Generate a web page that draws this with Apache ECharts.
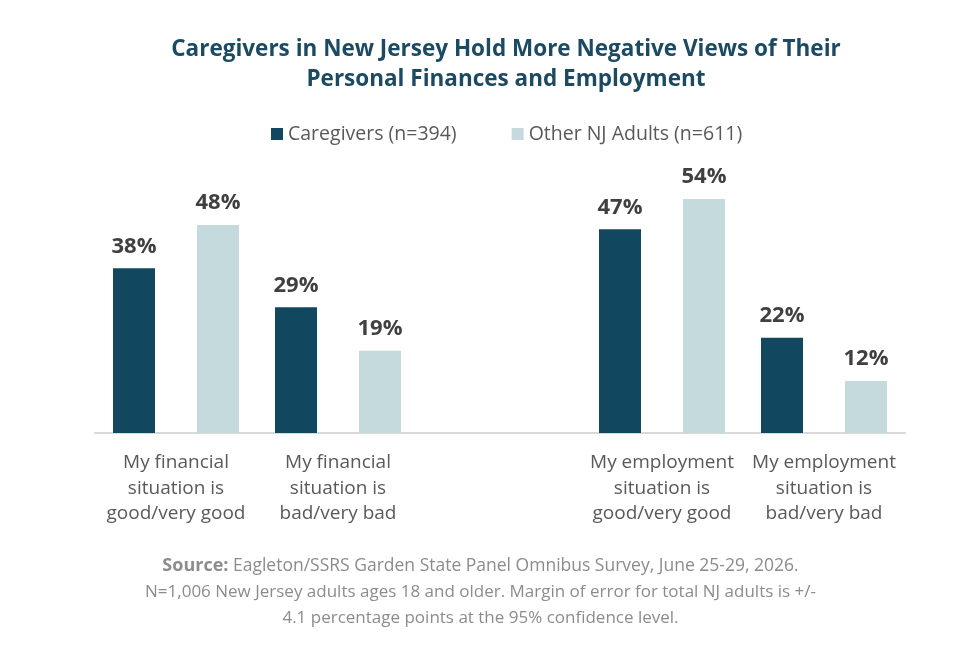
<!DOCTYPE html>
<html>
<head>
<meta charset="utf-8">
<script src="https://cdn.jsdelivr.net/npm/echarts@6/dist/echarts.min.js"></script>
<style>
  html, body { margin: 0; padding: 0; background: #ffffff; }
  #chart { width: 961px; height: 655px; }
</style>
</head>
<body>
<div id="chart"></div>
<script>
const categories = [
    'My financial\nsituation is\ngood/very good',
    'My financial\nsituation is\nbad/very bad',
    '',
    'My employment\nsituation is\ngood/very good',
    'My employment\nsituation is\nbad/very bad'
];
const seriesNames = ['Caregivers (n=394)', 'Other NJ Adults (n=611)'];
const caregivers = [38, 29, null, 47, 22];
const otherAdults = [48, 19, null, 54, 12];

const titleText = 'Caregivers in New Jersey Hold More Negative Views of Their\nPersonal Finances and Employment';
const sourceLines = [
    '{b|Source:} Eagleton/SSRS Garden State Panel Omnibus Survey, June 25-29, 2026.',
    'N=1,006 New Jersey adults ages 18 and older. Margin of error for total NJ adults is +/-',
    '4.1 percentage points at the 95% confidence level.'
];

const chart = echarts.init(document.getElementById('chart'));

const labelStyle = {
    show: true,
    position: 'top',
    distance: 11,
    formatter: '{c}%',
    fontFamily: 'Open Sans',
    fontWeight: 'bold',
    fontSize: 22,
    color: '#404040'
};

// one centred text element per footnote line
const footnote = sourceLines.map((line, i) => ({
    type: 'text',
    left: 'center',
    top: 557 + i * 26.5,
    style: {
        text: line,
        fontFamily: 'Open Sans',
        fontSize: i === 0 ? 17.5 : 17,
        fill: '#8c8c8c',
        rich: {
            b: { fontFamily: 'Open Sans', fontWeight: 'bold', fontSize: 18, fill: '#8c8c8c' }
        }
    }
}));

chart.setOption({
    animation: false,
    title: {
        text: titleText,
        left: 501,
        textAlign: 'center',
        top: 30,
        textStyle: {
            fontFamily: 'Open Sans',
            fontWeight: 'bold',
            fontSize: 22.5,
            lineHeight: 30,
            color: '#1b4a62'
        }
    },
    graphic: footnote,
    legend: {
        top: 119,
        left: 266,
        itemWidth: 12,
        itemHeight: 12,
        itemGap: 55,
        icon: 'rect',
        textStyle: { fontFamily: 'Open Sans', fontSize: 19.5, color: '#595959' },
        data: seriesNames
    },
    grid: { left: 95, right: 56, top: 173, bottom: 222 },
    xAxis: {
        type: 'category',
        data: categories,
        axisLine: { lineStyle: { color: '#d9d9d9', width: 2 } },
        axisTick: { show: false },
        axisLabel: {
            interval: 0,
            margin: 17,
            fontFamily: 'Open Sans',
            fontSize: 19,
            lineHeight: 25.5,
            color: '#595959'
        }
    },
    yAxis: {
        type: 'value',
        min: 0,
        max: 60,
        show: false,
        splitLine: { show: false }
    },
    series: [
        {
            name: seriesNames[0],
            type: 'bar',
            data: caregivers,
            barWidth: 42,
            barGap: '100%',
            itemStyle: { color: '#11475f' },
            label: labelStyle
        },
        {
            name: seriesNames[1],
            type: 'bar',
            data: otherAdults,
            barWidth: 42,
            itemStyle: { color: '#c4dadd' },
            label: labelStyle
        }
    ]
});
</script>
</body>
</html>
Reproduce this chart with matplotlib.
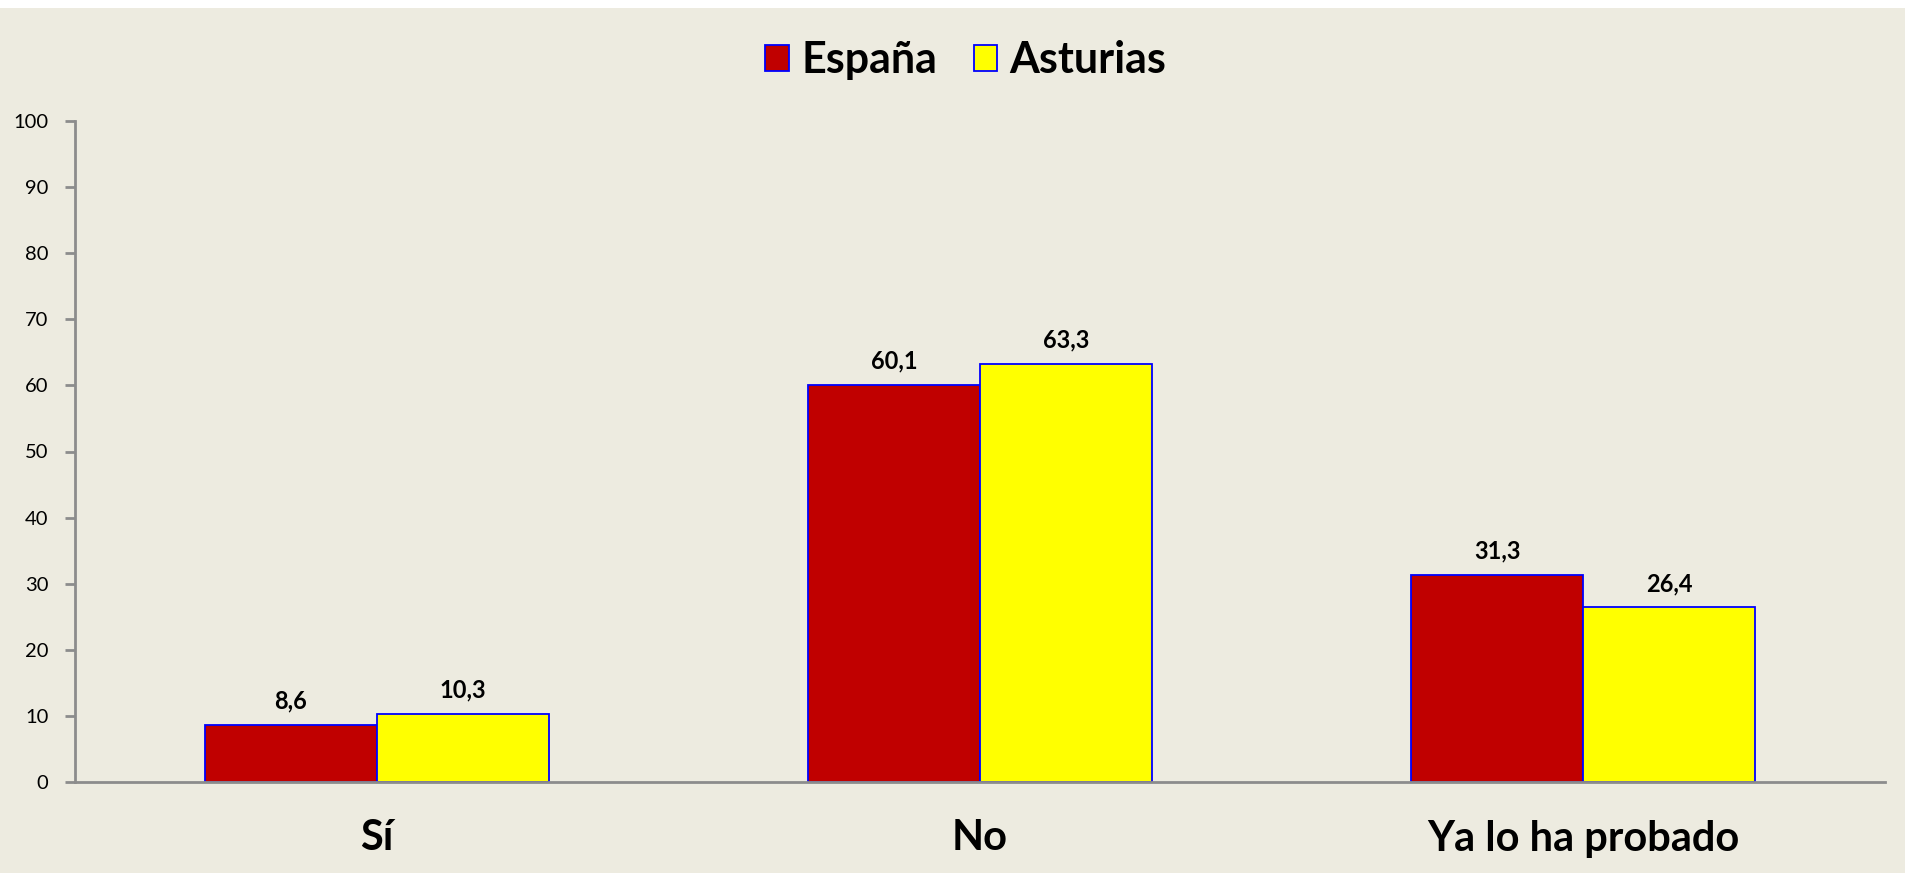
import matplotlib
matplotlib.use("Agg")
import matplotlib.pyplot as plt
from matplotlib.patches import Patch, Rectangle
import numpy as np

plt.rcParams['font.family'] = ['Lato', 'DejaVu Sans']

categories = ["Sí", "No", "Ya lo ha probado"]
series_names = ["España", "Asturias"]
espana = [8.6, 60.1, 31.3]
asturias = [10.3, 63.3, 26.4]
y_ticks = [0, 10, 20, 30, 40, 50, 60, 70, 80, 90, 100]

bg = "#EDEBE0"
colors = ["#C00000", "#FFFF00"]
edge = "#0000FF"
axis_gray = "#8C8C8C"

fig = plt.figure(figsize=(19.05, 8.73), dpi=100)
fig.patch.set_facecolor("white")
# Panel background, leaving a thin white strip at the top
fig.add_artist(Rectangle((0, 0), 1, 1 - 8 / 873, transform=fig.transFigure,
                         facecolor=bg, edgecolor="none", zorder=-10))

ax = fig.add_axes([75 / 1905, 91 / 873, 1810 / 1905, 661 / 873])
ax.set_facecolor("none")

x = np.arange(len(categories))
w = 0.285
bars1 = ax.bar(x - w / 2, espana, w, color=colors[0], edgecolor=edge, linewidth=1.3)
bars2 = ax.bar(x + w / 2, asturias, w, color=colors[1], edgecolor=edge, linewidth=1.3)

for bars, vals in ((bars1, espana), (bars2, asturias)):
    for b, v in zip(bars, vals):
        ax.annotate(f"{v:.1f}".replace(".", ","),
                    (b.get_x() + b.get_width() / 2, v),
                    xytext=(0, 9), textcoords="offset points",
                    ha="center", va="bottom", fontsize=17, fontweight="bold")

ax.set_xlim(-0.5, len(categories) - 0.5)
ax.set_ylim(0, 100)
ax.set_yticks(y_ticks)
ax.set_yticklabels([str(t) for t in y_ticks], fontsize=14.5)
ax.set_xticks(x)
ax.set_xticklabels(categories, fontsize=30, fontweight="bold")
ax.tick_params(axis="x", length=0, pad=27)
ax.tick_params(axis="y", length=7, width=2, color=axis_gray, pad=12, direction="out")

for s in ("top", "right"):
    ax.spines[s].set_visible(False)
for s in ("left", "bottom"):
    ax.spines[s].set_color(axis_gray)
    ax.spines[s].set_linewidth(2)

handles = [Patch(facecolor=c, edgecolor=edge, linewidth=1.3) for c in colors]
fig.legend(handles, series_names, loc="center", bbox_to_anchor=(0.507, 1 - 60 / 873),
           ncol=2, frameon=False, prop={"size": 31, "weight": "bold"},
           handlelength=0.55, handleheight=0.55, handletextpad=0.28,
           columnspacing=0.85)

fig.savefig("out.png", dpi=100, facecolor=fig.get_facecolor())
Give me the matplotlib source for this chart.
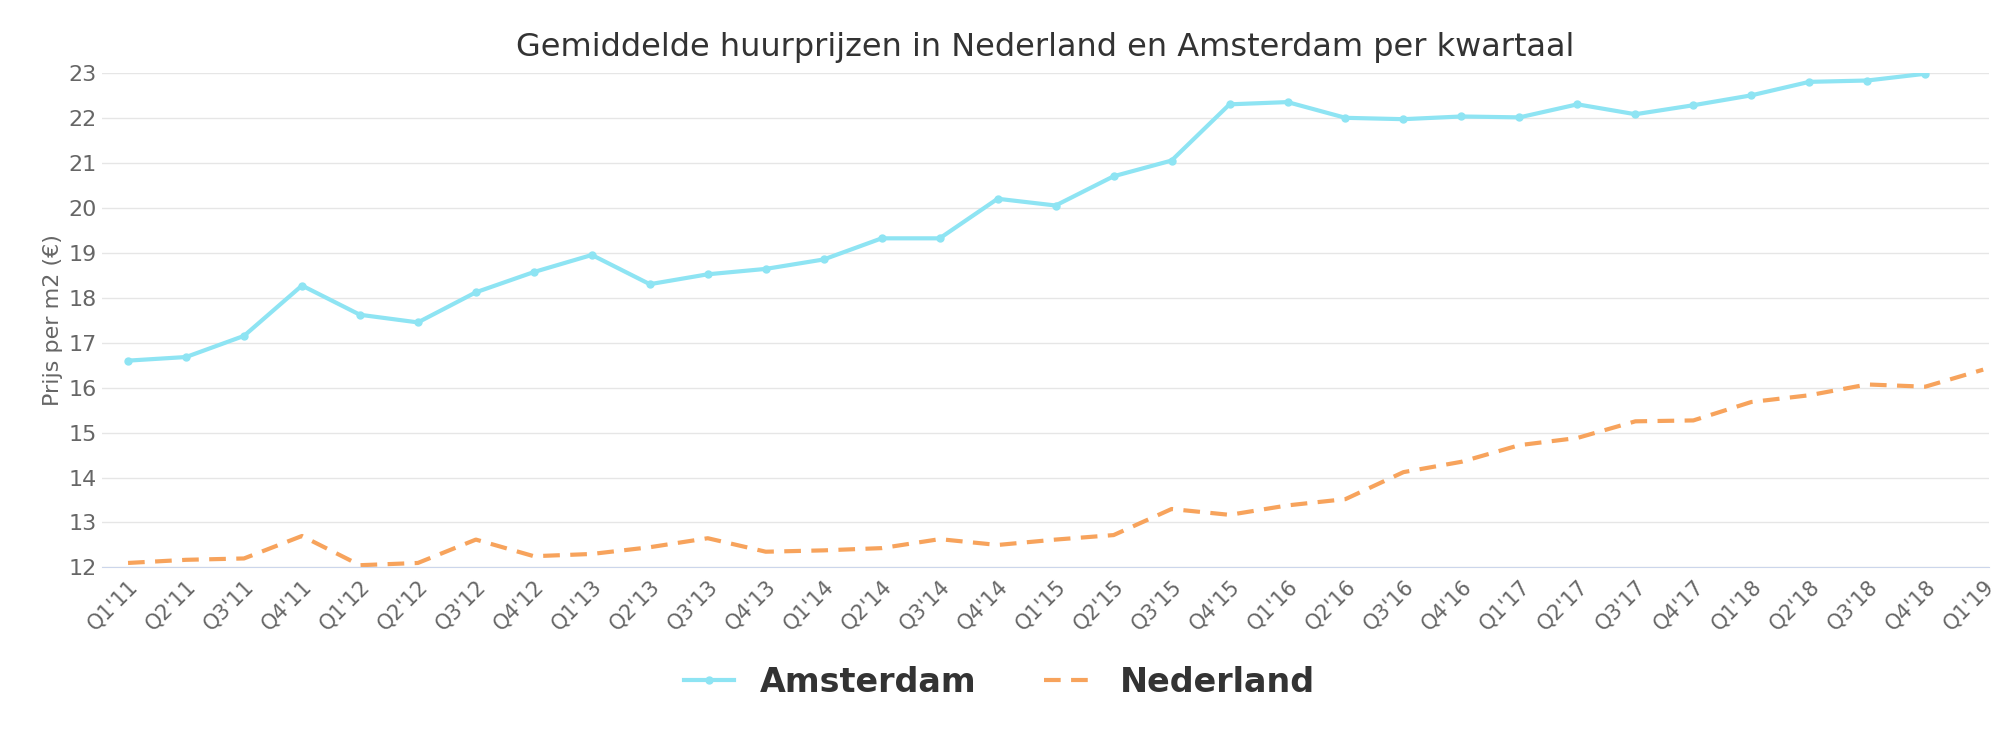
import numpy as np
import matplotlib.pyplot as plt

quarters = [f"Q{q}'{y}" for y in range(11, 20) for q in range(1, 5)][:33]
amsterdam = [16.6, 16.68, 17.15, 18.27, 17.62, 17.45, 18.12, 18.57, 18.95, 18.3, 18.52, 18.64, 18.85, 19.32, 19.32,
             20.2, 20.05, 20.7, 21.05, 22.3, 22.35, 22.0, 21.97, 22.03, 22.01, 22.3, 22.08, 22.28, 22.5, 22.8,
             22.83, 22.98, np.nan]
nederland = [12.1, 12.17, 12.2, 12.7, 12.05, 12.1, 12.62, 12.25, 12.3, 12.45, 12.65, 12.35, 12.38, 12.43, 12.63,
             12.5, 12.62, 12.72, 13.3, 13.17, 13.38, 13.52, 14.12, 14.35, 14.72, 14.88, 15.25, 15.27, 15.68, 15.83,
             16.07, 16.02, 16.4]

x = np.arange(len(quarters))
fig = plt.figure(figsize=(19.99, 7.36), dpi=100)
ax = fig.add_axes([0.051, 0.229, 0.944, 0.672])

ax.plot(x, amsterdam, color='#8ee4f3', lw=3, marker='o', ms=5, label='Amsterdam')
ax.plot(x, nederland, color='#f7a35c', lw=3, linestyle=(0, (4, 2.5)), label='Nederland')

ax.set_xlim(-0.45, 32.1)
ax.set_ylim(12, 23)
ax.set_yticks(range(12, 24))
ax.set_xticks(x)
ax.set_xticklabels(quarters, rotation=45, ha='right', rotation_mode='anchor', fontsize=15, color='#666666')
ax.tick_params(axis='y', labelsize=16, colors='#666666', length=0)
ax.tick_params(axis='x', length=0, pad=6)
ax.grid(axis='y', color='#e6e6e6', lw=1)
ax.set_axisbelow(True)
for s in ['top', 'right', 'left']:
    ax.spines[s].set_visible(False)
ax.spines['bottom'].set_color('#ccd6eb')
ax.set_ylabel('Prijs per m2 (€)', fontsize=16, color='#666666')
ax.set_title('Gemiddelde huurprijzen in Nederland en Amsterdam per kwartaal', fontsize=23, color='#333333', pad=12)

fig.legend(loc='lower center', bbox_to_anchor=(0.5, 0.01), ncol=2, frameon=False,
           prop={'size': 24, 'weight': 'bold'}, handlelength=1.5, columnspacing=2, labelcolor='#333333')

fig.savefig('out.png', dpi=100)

### Task requirements:
Restate word for word the lines that begin at the one with "Reproduce this chart with matplotlib." and end at the one with "plt.rcParams['font.family'] = ['Lato', 'DejaVu", including both, and leave every picture aside.

### Answer to this exercise:
Reproduce this chart with matplotlib.
import matplotlib
matplotlib.use("Agg")
import matplotlib.pyplot as plt
from matplotlib.patches import Patch, Rectangle
import numpy as np

plt.rcParams['font.family'] = ['Lato', 'DejaVu Sans']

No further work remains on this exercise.